Japan is ready to provide an unapproved, anti-influenza drug to help treat the deadly Ebola virus, the Japanese government announced on Monday, a day after the Democratic Republic of Congo declared an Ebola outbreak in its northern Equateur province on Sunday caused by a strain different from the West Africa one, according to the health ministry.
Chief Cabinet Secretary Yoshihide Suga told reporters that Japan could offer the drug any time at the request of the World Health Organization (WHO) and was willing to make an international contribution to help control the epidemic that has claimed at least 1,427 lives — mostly in Sierra Leone, Liberia and neighboring Guinea. There have been six outbreaks of Ebola in DRC since the disease was discovered there in 1976, with a total of more than 760 deaths.
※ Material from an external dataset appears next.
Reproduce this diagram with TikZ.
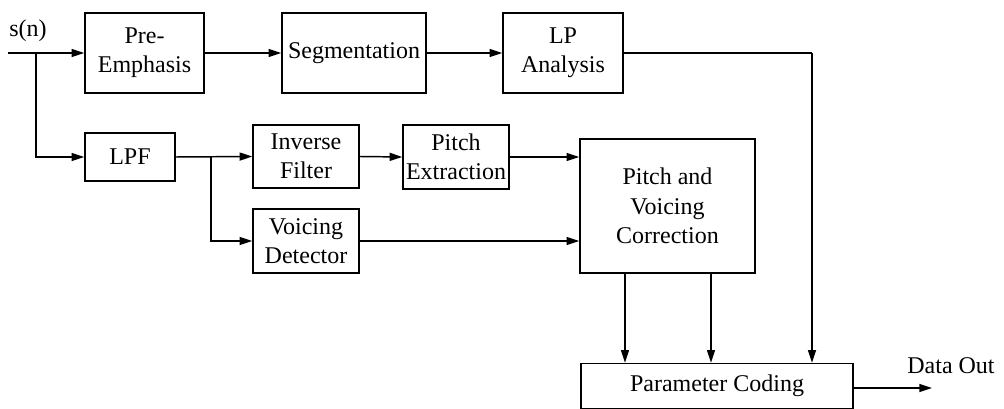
\documentclass[tikz,border=0pt]{standalone}
\usepackage{fontspec}
\setmainfont{Liberation Serif}
\usetikzlibrary{arrows.meta}
\begin{document}
\begin{tikzpicture}[x=0.75pt,y=-0.75pt,
  blk/.style={draw, line width=1.1pt, rectangle, align=center, inner sep=0pt,
    font=\fontsize{18}{22}\selectfont},
  lbl/.style={inner sep=0pt, font=\fontsize{18}{22}\selectfont},
  flow/.style={line width=1.1pt, -{Triangle[length=9.5pt,width=6pt]}},
  wire/.style={line width=1.1pt}]
\useasboundingbox (0,0) rectangle (1004,409);

% top row
\node[blk, minimum width=119*0.75pt, minimum height=80*0.75pt] (pre) at (144.5,53) {Pre-\\Emphasis};
\node[blk, minimum width=144*0.75pt, minimum height=80*0.75pt] (seg) at (354,53) {Segmentation};
\node[blk, minimum width=120*0.75pt, minimum height=80*0.75pt] (lpa) at (563,53) {LP\\Analysis};

% middle rows
\node[blk, minimum width=90*0.75pt, minimum height=48*0.75pt] (lpf) at (130,157) {LPF};
\node[blk, minimum width=106*0.75pt, minimum height=63*0.75pt] (inv) at (306,156.5) {Inverse\\Filter};
\node[blk, minimum width=106*0.75pt, minimum height=64*0.75pt] (pex) at (456,157) {Pitch\\Extraction};
\node[blk, minimum width=106*0.75pt, minimum height=64*0.75pt] (vd) at (306,241) {Voicing\\Detector};
\node[blk, minimum width=175*0.75pt, minimum height=134*0.75pt] (pvc) at (667.5,206) {Pitch and\\Voicing\\Correction};

% output stage
\node[blk, minimum width=272*0.75pt, minimum height=45*0.75pt] (pc) at (717,386) {Parameter Coding};

% signal labels and junction points
\node[lbl] (sn) at (28,31) {s(n)};
\node[lbl] (dout) at (951,366) {Data Out};
\coordinate (in) at (8,53);
\coordinate (split1) at (36,53);
\coordinate (split2) at (211,157);
\coordinate (lpcorner) at (812,53);
\coordinate (out) at (932,388);

% connectors
\draw[flow] (in) -- (pre.west);
\draw[flow] (split1) |- (lpf.west);
\draw[flow] (pre.east) -- (seg.west);
\draw[flow] (seg.east) -- (lpa.west);
\draw[wire] (lpa.east) -- (lpcorner);
\draw[flow] (lpcorner) -- (lpcorner |- pc.north);
\draw[flow] (lpf.east) -- (inv.west);
\draw[flow] (split2) |- (vd.west);
\draw[flow] (inv.east) -- (pex.west);
\draw[flow] (pex.east) -- (pvc.west |- pex.east);
\draw[flow] (vd.east) -- (pvc.west |- vd.east);
\draw[flow] ([xshift=-42.5*0.75pt]pvc.south) -- ([xshift=-42.5*0.75pt]pvc.south |- pc.north);
\draw[flow] ([xshift=43.5*0.75pt]pvc.south) -- ([xshift=43.5*0.75pt]pvc.south |- pc.north);
\draw[flow] (pc.east |- out) -- (out);
\end{tikzpicture}
\end{document}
Suga said Japan was watching for WHO's decision on further details over the use of untested drugs. In case of an emergency, Japan may respond to individual requests even before any decision by the WHO, he said.
"I am informed that medical professionals could make a request for T-705 in an emergency even before a decision by the WHO. In that case, we would like to respond under certain criteria," he said.
The WHO said earlier this month that it is ethical to use untested drugs on Ebola patients given the magnitude of the outbreak.
T-705 is the developmental code for the influenza drug favipiravir. Japan's Fujifilm Holdings Corp and U.S. partner MediVector are in talks with the U.S. Food and Drug Administration to submit an application to expand the use of favipiravir as a treatment for Ebola. Fujifilm's spokesman Takao Aoki said his firm has favipiravir stock for more than 20,000 patients.
The severity of the outbreak has prompted the WHO to declare an international emergency. Health care workers in particular have been hit hard by the virus transmitted via bodily fluids.
On Sunday, a British medical worker was flown home from Sierra Leone after becoming the first Briton infected in an Ebola epidemic. He was picked up with a specially adapted Royal Air Force cargo plane after British Foreign Secretary Philip Hammond authorized his repatriation for treatment.
The Department of Health said the patient — whose identity has not been disclosed — was "not currently seriously unwell." The man will be transported to an isolation unit at the Royal Free Hospital in London.
The Royal Free Hospital has Britain's only high-level isolation unit for treatment of infectious diseases, as well as a team of specially trained staff.
Paul Cosford, director for health protection at state body Public Health England, said strict protective measures were being taken to minimize the risk of transmission when transporting and treating the individual in Britain.
Two U.S. doctors, who contracted Ebola in Liberia and were evacuated to the United States, were discharged from hospital last week after receiving treatment with an experimental drug, ZMapp. It was not clear what role it played in their recovery.
Its U.S.-based manufacturer, Mapp Biopharmaceutical, has said limited supplies of the drug have already been exhausted after it was used to treat three African doctors in Liberia.